Bangladeshi newspapers the Dhaka Tribune and Daily Star newspaper reported Chowdhury, a resident of Windsor, Ontario, was born in Canada on July 25, 1986, the son of merchant mariner who emigrated from Bangladesh’s northeastern district of Sylhet. The Tribune noted that Chowdhury majored in chemistry at the University of Windsor.

Bangladeshi police said that Chowdhury arrived in Bangladesh in October 2013 from Abu Dhabi.

Professor Amarnath Amarasingham, a post-doctoral fellow at Dalhousie University in Nova Scotia who specializes in counter-terrorism, told the National Post of Canada that he had heard that Chowdhury had emerged as a leader of the regional affiliate of IS after arriving in Bangladesh.

In an interview published in the Dhaka Tribune on Sunday, Amarasingham spoke about the implications of Chowdhury’s killing.

“Symbolically, it won’t much matter to his supporters who will see him as a martyr for the cause, continue to recruit and continue to plot attacks if possible,” the academic told the newspaper.

“Operationally, I think it could be quite significant.

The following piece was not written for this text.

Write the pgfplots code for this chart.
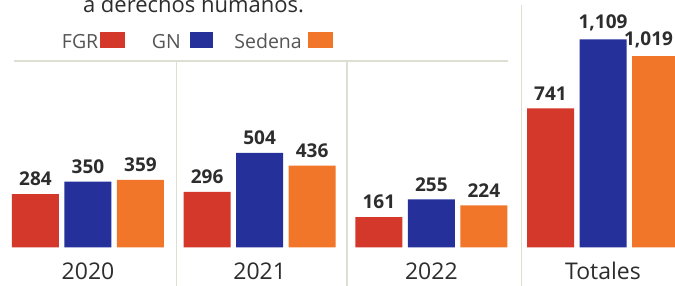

If as seems likely, the network in Bangladesh is small, the death of key operatives over the last several months will basically kill the movement. We will have to wait and see,” he added.

Since news of Chowdhury’s death spread, Bangladeshi immigrant communities in Canada condemned the violence allegedly espoused by the former resident of Windsor.

The Windsor Islamic Council, which earlier had confirmed that Chowdhury was a son of the city, said on Saturday that it had no knowledge of his background, according to the Canadian Press.

In a statement posted on its website, the council said it had adopted a policy of not talking about “the lives of violent extremists.”

“This policy stems from [a] deep conviction that talking about the lives of such individuals only dignifies their heinous acts and serves their twisted quest for fame,” the statement read.

“[W]e do not only condemn and reject all forms of violence in the name of our noble faith, but renew our commitment and determination to expose the criminal and anti-Islamic nature of extremism and terrorism,” it added.